*Supplied material*:
■ ■ ■ ■ ■

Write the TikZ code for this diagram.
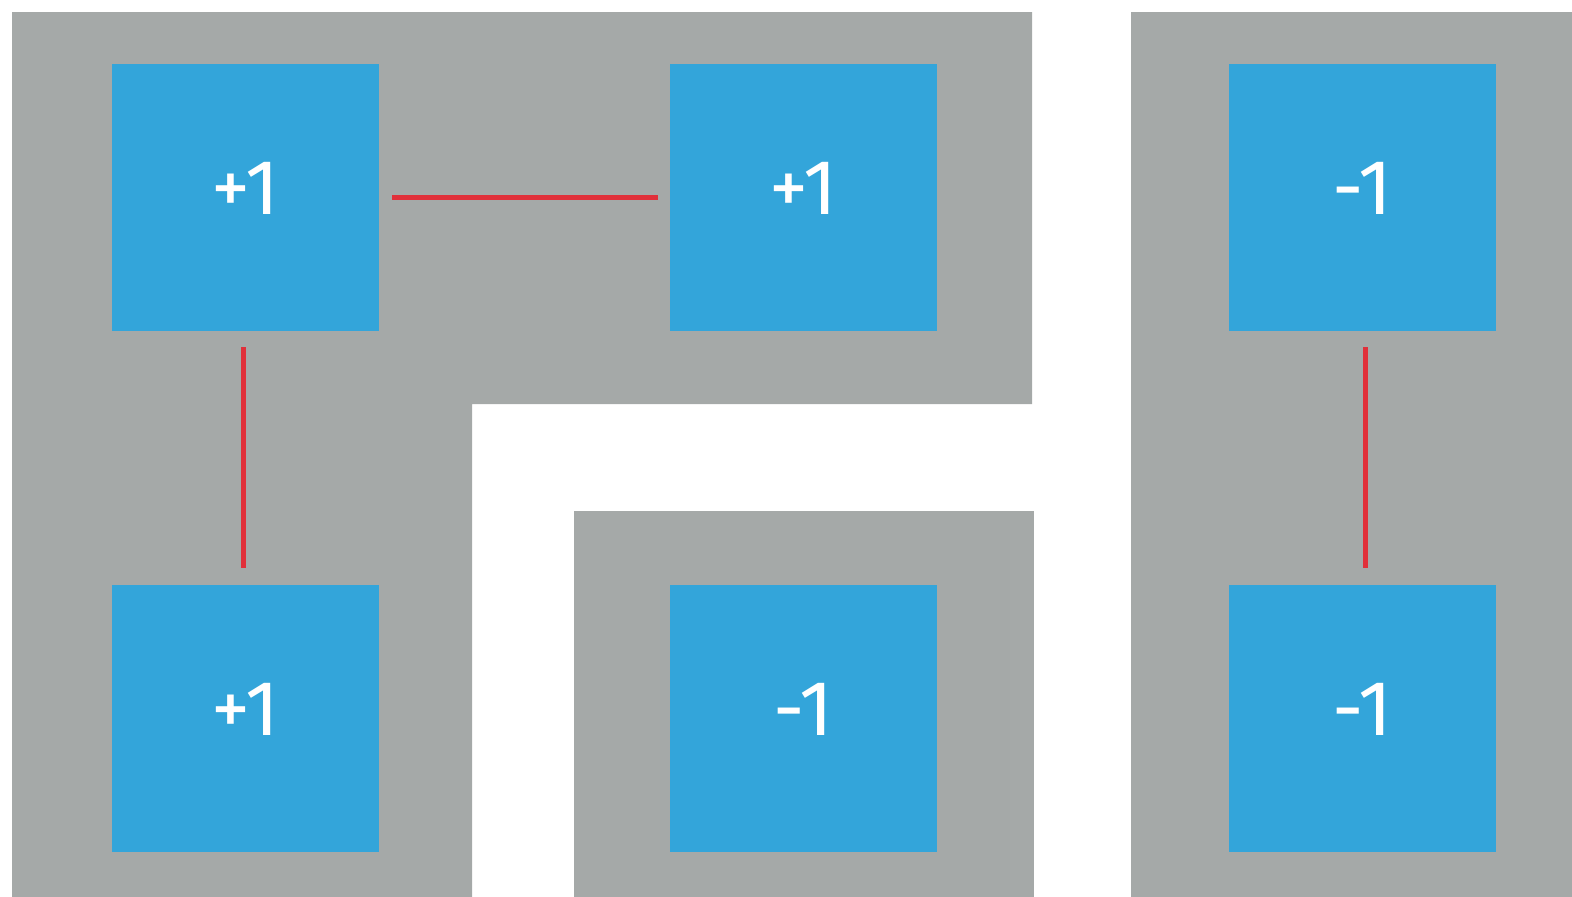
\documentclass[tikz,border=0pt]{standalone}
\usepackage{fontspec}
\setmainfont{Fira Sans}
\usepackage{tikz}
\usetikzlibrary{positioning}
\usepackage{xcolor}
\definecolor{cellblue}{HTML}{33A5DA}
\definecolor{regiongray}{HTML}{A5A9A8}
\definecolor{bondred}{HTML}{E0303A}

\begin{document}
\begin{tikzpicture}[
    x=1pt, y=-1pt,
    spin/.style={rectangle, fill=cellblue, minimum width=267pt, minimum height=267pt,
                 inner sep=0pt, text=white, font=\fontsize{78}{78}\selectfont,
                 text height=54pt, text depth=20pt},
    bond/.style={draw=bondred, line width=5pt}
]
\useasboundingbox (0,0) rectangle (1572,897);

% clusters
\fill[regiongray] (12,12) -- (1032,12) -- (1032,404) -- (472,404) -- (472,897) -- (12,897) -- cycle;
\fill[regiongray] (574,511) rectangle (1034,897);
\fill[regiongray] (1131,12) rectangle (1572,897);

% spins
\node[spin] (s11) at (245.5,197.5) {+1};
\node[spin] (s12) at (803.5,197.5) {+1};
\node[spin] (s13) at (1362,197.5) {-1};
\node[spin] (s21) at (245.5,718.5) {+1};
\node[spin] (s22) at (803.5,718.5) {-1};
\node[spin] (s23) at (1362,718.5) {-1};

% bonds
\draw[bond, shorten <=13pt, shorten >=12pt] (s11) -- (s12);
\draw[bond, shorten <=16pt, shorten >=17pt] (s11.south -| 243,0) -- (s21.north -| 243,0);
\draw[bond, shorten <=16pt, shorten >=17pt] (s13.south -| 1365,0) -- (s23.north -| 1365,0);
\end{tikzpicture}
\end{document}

■ ■ ■ ■ ■

*What you have to do*: The listing above must be printed again exactly, minus its pictures.

*Task result*:
Write the TikZ code for this diagram.
\documentclass[tikz,border=0pt]{standalone}
\usepackage{fontspec}
\setmainfont{Fira Sans}
\usepackage{tikz}
\usetikzlibrary{positioning}
\usepackage{xcolor}
\definecolor{cellblue}{HTML}{33A5DA}
\definecolor{regiongray}{HTML}{A5A9A8}
\definecolor{bondred}{HTML}{E0303A}

\begin{document}
\begin{tikzpicture}[
    x=1pt, y=-1pt,
    spin/.style={rectangle, fill=cellblue, minimum width=267pt, minimum height=267pt,
                 inner sep=0pt, text=white, font=\fontsize{78}{78}\selectfont,
                 text height=54pt, text depth=20pt},
    bond/.style={draw=bondred, line width=5pt}
]
\useasboundingbox (0,0) rectangle (1572,897);

% clusters
\fill[regiongray] (12,12) -- (1032,12) -- (1032,404) -- (472,404) -- (472,897) -- (12,897) -- cycle;
\fill[regiongray] (574,511) rectangle (1034,897);
\fill[regiongray] (1131,12) rectangle (1572,897);

% spins
\node[spin] (s11) at (245.5,197.5) {+1};
\node[spin] (s12) at (803.5,197.5) {+1};
\node[spin] (s13) at (1362,197.5) {-1};
\node[spin] (s21) at (245.5,718.5) {+1};
\node[spin] (s22) at (803.5,718.5) {-1};
\node[spin] (s23) at (1362,718.5) {-1};

% bonds
\draw[bond, shorten <=13pt, shorten >=12pt] (s11) -- (s12);
\draw[bond, shorten <=16pt, shorten >=17pt] (s11.south -| 243,0) -- (s21.north -| 243,0);
\draw[bond, shorten <=16pt, shorten >=17pt] (s13.south -| 1365,0) -- (s23.north -| 1365,0);
\end{tikzpicture}
\end{document}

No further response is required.